DeJuan Tribble

No. 29, 31, 27
- Position: Cornerback

Personal information
- Born: April 13, 1985 (age 41) North College Hill, Ohio, U.S.
- Listed height: 5 ft 8 in (1.73 m)
- Listed weight: 189 lb (86 kg)

Career information
- High school: North College Hill (OH)
- College: Boston College
- NFL draft: 2008: 6th round, 192nd overall pick

Career history
- San Diego Chargers (2008); Florida Tuskers (2009); Omaha Nighthawks (2010); Florida Tuskers (2010);

Awards and highlights
- 2× Second-team All-ACC (2006, 2007);
- Stats at Pro Football Reference

= DeJuan Tribble =

American football player (born 1985)

DeJuan R. Tribble (born April 13, 1985) is an American former football cornerback. He was selected by the San Diego Chargers in the sixth round of the 2008 NFL draft. He played college football at Boston College.
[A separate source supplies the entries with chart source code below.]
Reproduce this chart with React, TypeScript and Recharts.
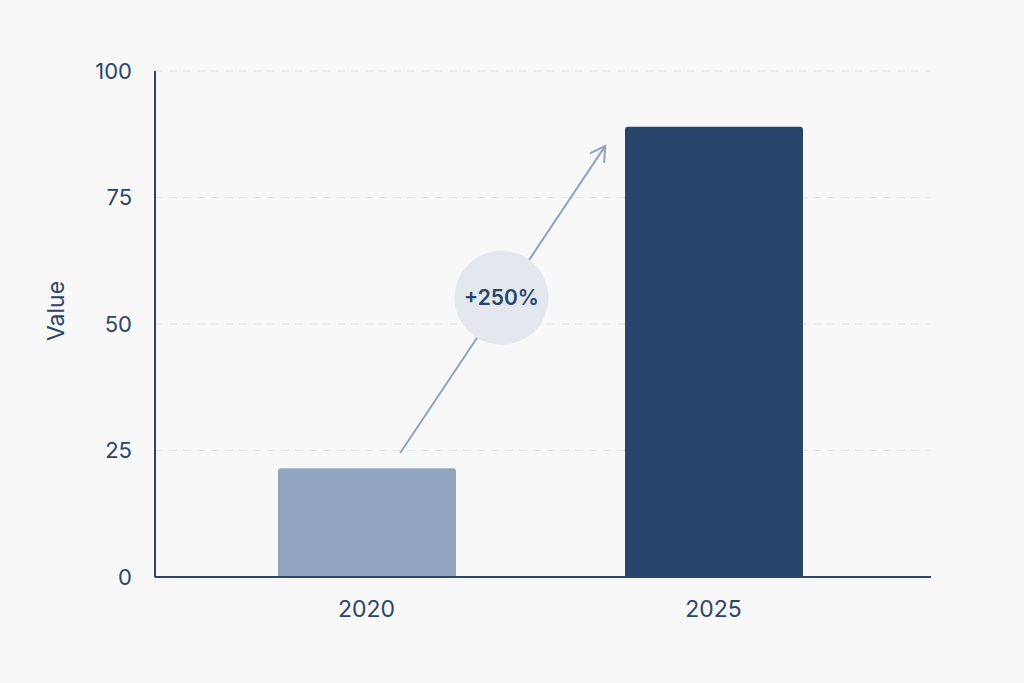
import {
  Bar,
  BarChart,
  CartesianGrid,
  Cell,
  ReferenceDot,
  ReferenceLine,
  XAxis,
  YAxis
} from "recharts";

const years = ["2020", "2025"];
const values = [21.5, 89];
const positions = [0.5, 1.5];
const yTicks = [0, 25, 50, 75, 100];
const barColors = ["#91a5c0", "#28456b"];

// arrow annotation, in (band position, value) units
const arrowStart = { x: 0.597, y: 24.5 };
const arrowEnd = { x: 1.188, y: 85.2 };
const badge = { x: 0.889, y: 55.2, text: "+250%" };

const data = years.map((year, i) => ({ year, value: values[i], pos: positions[i] }));

const ink = "#2a4569";
const font = "Inter, 'Noto Sans', sans-serif";

function Arrow(props: any) {
  const { x1, y1, x2, y2 } = props;
  const angle = Math.atan2(y2 - y1, x2 - x1);
  const len = 17;
  const spread = Math.PI / 6;
  const ax = x2 - len * Math.cos(angle - spread);
  const ay = y2 - len * Math.sin(angle - spread);
  const bx = x2 - len * Math.cos(angle + spread);
  const by = y2 - len * Math.sin(angle + spread);
  return (
    <g>
      <line x1={x1} y1={y1} x2={x2} y2={y2} stroke="#8ea3bf" strokeWidth={2} />
      <polyline
        points={`${ax},${ay} ${x2},${y2} ${bx},${by}`}
        fill="none"
        stroke="#8ea3bf"
        strokeWidth={2}
      />
    </g>
  );
}

export default function App() {
  return (
    <div
      style={{
        position: "fixed",
        left: 0,
        top: 0,
        width: 1024,
        height: 683,
        background: "#f8f8f9"
      }}
    >
      <BarChart
        width={1024}
        height={683}
        data={data}
        margin={{ top: 71, right: 93, bottom: 76, left: 75 }}
        style={{ fontFamily: font }}
      >
        <CartesianGrid
          xAxisId="cat"
          vertical={false}
          stroke="#dde1e7"
          strokeDasharray="8 6"
          horizontalValues={[25, 50, 75, 100]}
        />
        <XAxis
          xAxisId="cat"
          dataKey="year"
          height={30}
          padding={{ left: 38, right: 44 }}
          stroke={ink}
          strokeWidth={2}
          tickLine={false}
          tickMargin={18}
          tick={{ fill: ink, fontSize: 23, fontFamily: font }}
        />
        <XAxis
          xAxisId="num"
          dataKey="pos"
          type="number"
          domain={[0, 2]}
          allowDataOverflow
          padding={{ left: 38, right: 44 }}
          hide
        />
        <YAxis
          width={80}
          domain={[0, 100]}
          ticks={yTicks}
          stroke={ink}
          strokeWidth={2}
          tickLine={false}
          tickMargin={17}
          tick={{ fill: ink, fontSize: 22, fontFamily: font }}
          label={{
            content: ({ viewBox }: any) => {
              const lx = viewBox.x - 19;
              const ly = viewBox.y + viewBox.height / 2 - 13;
              return (
                <text
                  x={lx}
                  y={ly}
                  transform={`rotate(-90, ${lx}, ${ly})`}
                  textAnchor="middle"
                  dominantBaseline="central"
                  fill={ink}
                  fontSize={23}
                  fontFamily={font}
                >
                  Value
                </text>
              );
            }
          }}
        />
        <Bar
          xAxisId="cat"
          dataKey="value"
          barSize={178}
          radius={[3, 3, 0, 0]}
          isAnimationActive={false}
        >
          {data.map((d, i) => (
            <Cell key={d.year} fill={barColors[i]} />
          ))}
        </Bar>
        <ReferenceLine
          xAxisId="num"
          segment={[arrowStart, arrowEnd]}
          shape={Arrow}
        />
        <ReferenceDot
          xAxisId="num"
          x={badge.x}
          y={badge.y}
          r={47}
          fill="#e4e8ee"
          stroke="none"
          label={{
            value: badge.text,
            position: "center",
            fill: ink,
            fontSize: 21,
            fontWeight: 600,
            fontFamily: font
          }}
        />
      </BarChart>
    </div>
  );
}
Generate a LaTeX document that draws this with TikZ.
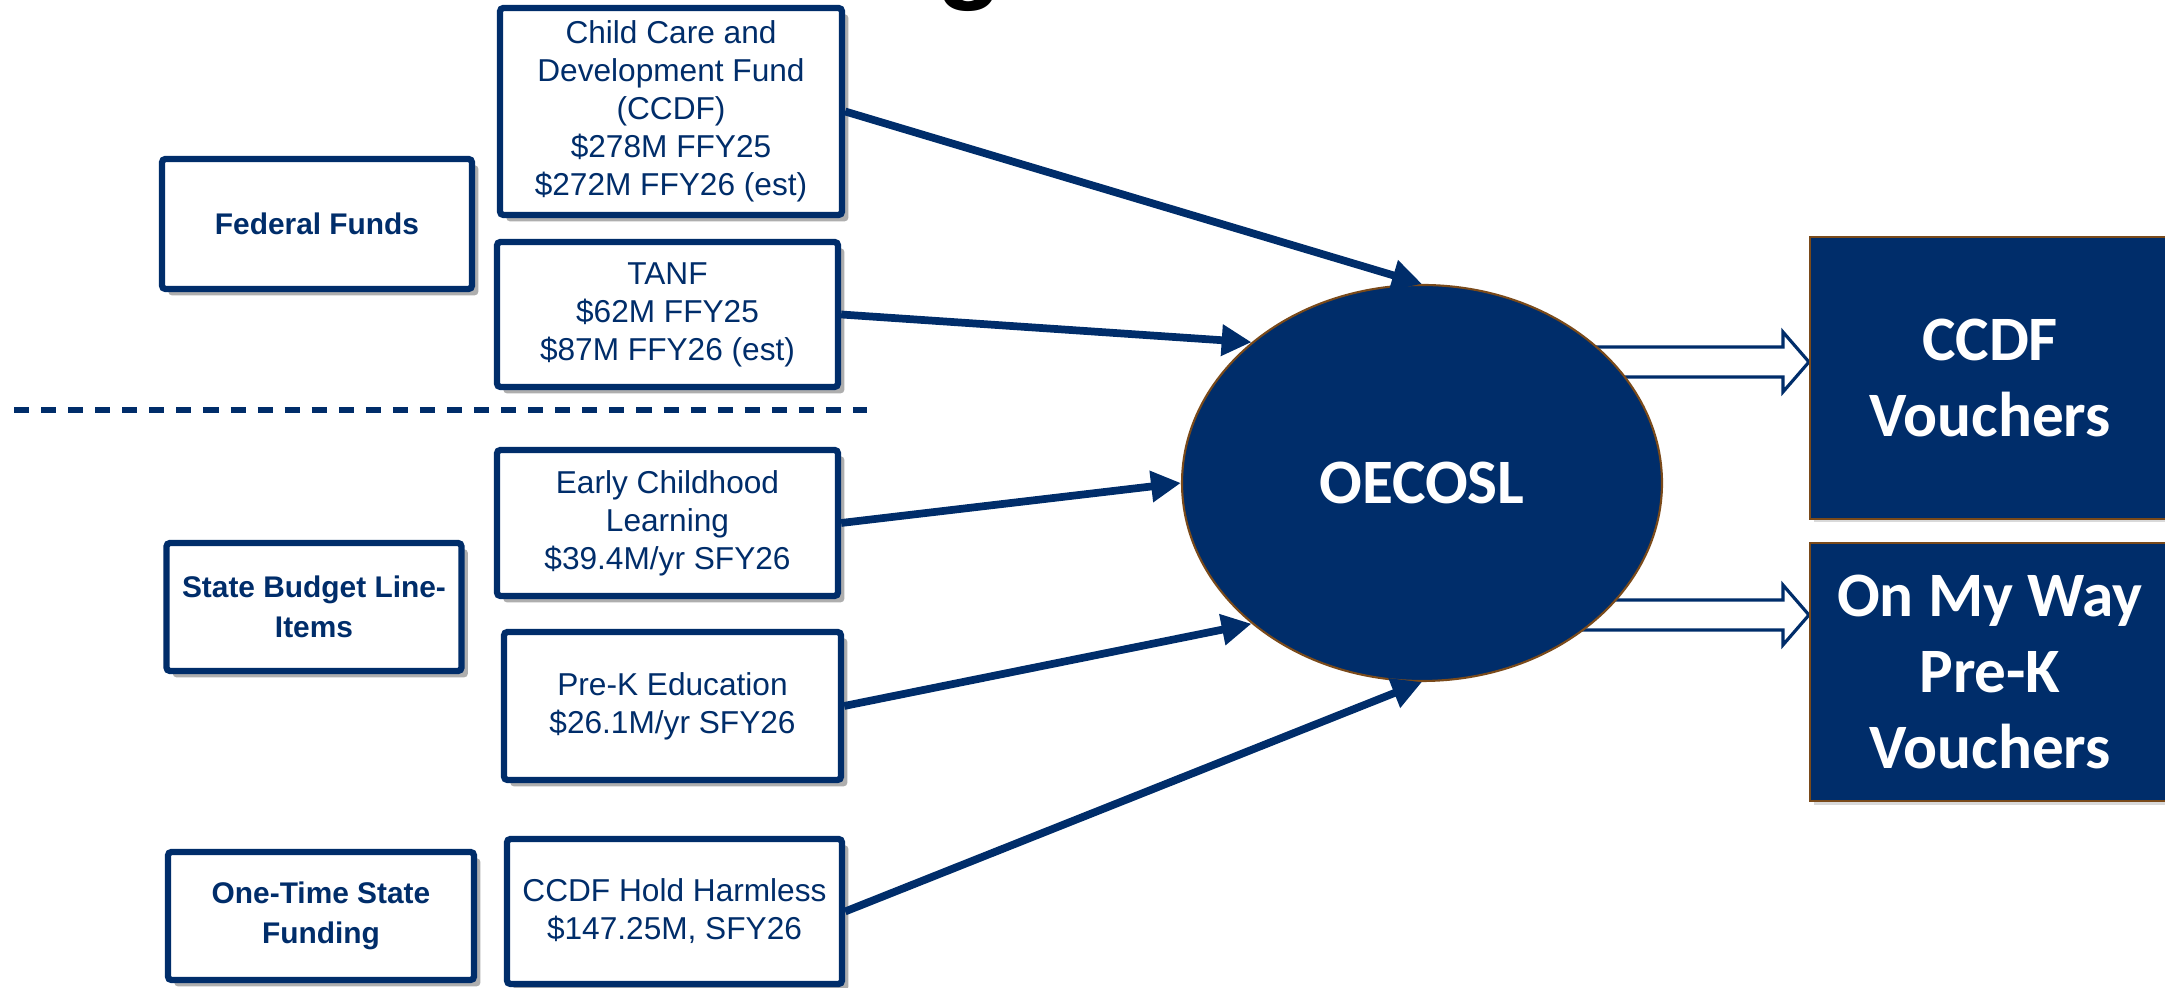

During his time as an Eagle he recorded 15 interceptions, as well as 3 touchdowns.

Tribble also played for the Florida Tuskers and Omaha Nighthawks.

==Professional career==
Tribble was selected by the Florida Tuskers of the United Football League in the UFL Premiere Season Draft in 2009. He signed with the team on September 9.